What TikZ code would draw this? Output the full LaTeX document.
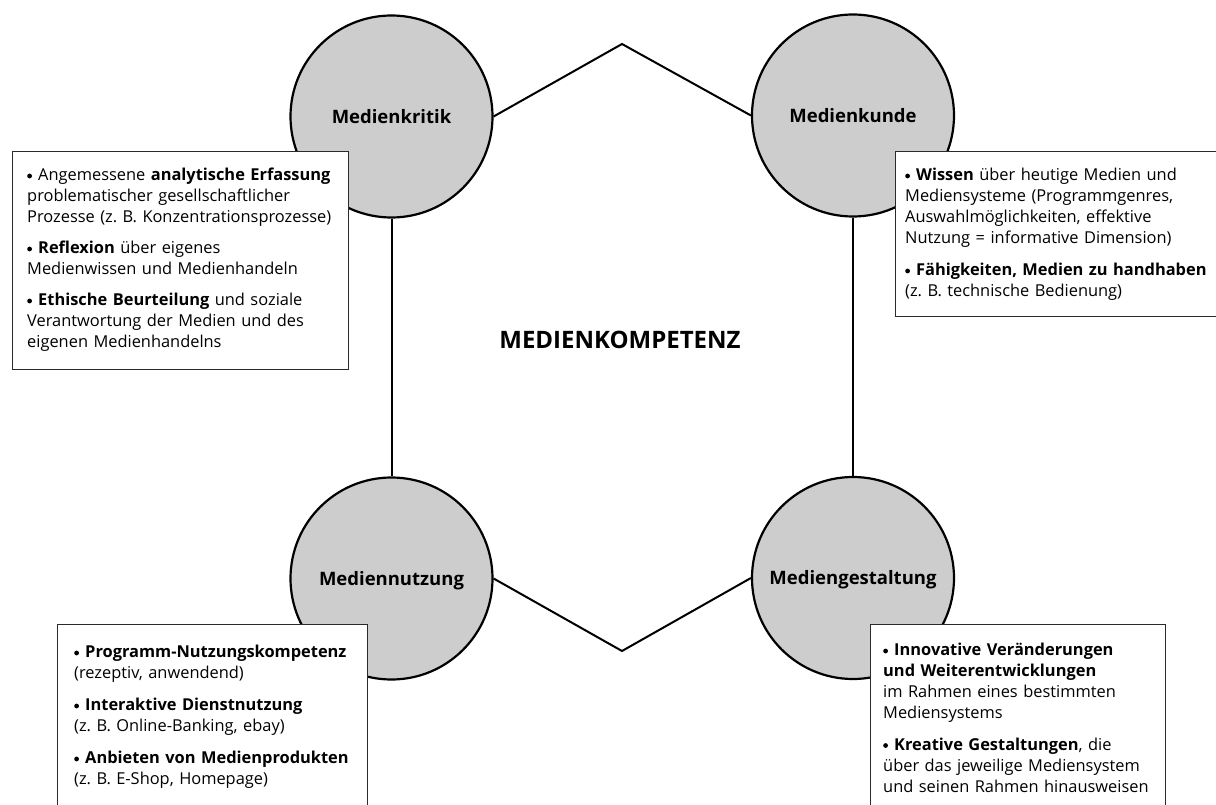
\documentclass[tikz,border=0pt]{standalone}
\usepackage{fontspec}
\setmainfont{Open Sans}
\definecolor{circgray}{HTML}{CDCDCD}
\definecolor{boxgray}{HTML}{2A2A2A}
\newlength\bulw
\setlength\bulw{11pt}
\newcommand\bitem{\hangindent=\bulw\hangafter=1\noindent\makebox[\bulw][l]{\tikz[baseline=0pt,x=1pt,y=1pt]\fill[black] (2.4,4.5) circle (2.4);}}
\begin{document}
\begin{tikzpicture}[x=1pt,y=-1pt,
  circ/.style={circle, draw=black, line width=2.2pt, fill=circgray, minimum size=202pt, inner sep=0pt,
    text height=13.5pt, text depth=0pt, font=\fontsize{18.5}{22}\selectfont\bfseries},
  conn/.style={line width=2pt, line join=miter},
  infobox/.style={draw=boxgray, line width=1.3pt, fill=white, anchor=north west, inner sep=0pt},
  txt/.style={anchor=base west, inner sep=0pt, text width=400pt, align=left,
    font=\fontsize{16.4}{21}\selectfont},
  titlestyle/.style={inner sep=0pt, font=\fontsize{24}{28}\selectfont\bfseries}
]
\useasboundingbox (0,0) rectangle (1216,805);
\clip (0,0) rectangle (1216,805);
\fill[white] (0,0) rectangle (1216,805);

% circles
\node[circ] (kritik) at (391.5,116.5) {Medienkritik};
\node[circ] (kunde) at (853,115.5) {Medienkunde};
\node[circ] (nutzung) at (391.5,578.5) {Mediennutzung};
\node[circ] (gestalt) at (853,578) {Mediengestaltung};

% hexagon connectors
\coordinate (top) at (622,44);
\coordinate (bot) at (622,651);
\draw[conn] (kritik.east) -- (top) -- (kunde.west);
\draw[conn] (nutzung.east) -- (bot) -- (gestalt.west);
\draw[conn] (kritik.south) -- (nutzung.north);
\draw[conn] (kunde.south) -- (gestalt.north);

% title
\node[titlestyle] (mk) at (620,340) {MEDIENKOMPETENZ};

% boxes
\node[infobox, minimum width=336pt, minimum height=218pt] (bkritik) at (12,151) {};
\node[infobox, minimum width=340pt, minimum height=165pt] (bkunde) at (895,151) {};
\node[infobox, minimum width=310pt, minimum height=200pt] (bnutzung) at (57,624) {};
\node[infobox, minimum width=295pt, minimum height=200pt] (bgestalt) at (870,624) {};

% texts
\node[txt] (tkritik) at (27,180.5) {\setlength{\parskip}{10pt}%
\bitem Angemessene \textbf{analytische Erfassung}\\ problematischer gesellschaftlicher\\ Prozesse (z.\ B. Konzentrationsprozesse)\par
\bitem \textbf{Reflexion} über eigenes\\ Medienwissen und Medienhandeln\par
\bitem \textbf{Ethische Beurteilung} und soziale\\ Verantwortung der Medien und des\\ eigenen Medienhandelns\par};

\node[txt] (tkunde) at (905,180.5) {\setlength{\parskip}{11pt}%
\bitem \textbf{Wissen} über heutige Medien und\\ Mediensysteme (Programmgenres,\\ Auswahlmöglichkeiten, effektive\\ Nutzung = informative Dimension)\par
\bitem \textbf{Fähigkeiten, Medien zu handhaben}\\ (z.\ B. technische Bedienung)\par};

\node[txt] (tnutzung) at (74,657.5) {\setlength{\parskip}{11pt}%
\bitem \textbf{Programm-Nutzungskompetenz}\\ (rezeptiv, anwendend)\par
\bitem \textbf{Interaktive Dienstnutzung}\\ (z.\ B. Online-Banking, ebay)\par
\bitem \textbf{Anbieten von Medienprodukten}\\ (z.\ B. E-Shop, Homepage)\par};

\node[txt] (tgestalt) at (883,655.5) {\setlength{\parskip}{10.5pt}%
\bitem \textbf{Innovative Veränderungen}\\ \textbf{und Weiterentwicklungen}\\ im Rahmen eines bestimmten\\ Mediensystems\par
\bitem \textbf{Kreative Gestaltungen}, die\\ über das jeweilige Mediensystem\\ und seinen Rahmen hinausweisen\par};
\end{tikzpicture}
\end{document}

■ ■ ■ ■

Required work: Among the lines of the material, find those that hold the word "draw" and copy them.

Answer to this problem:
What TikZ code would draw this? Output the full LaTeX document.
  circ/.style={circle, draw=black, line width=2.2pt, fill=circgray, minimum size=202pt, inner sep=0pt,
  infobox/.style={draw=boxgray, line width=1.3pt, fill=white, anchor=north west, inner sep=0pt},
\draw[conn] (kritik.east) -- (top) -- (kunde.west);
\draw[conn] (nutzung.east) -- (bot) -- (gestalt.west);
\draw[conn] (kritik.south) -- (nutzung.north);
\draw[conn] (kunde.south) -- (gestalt.north);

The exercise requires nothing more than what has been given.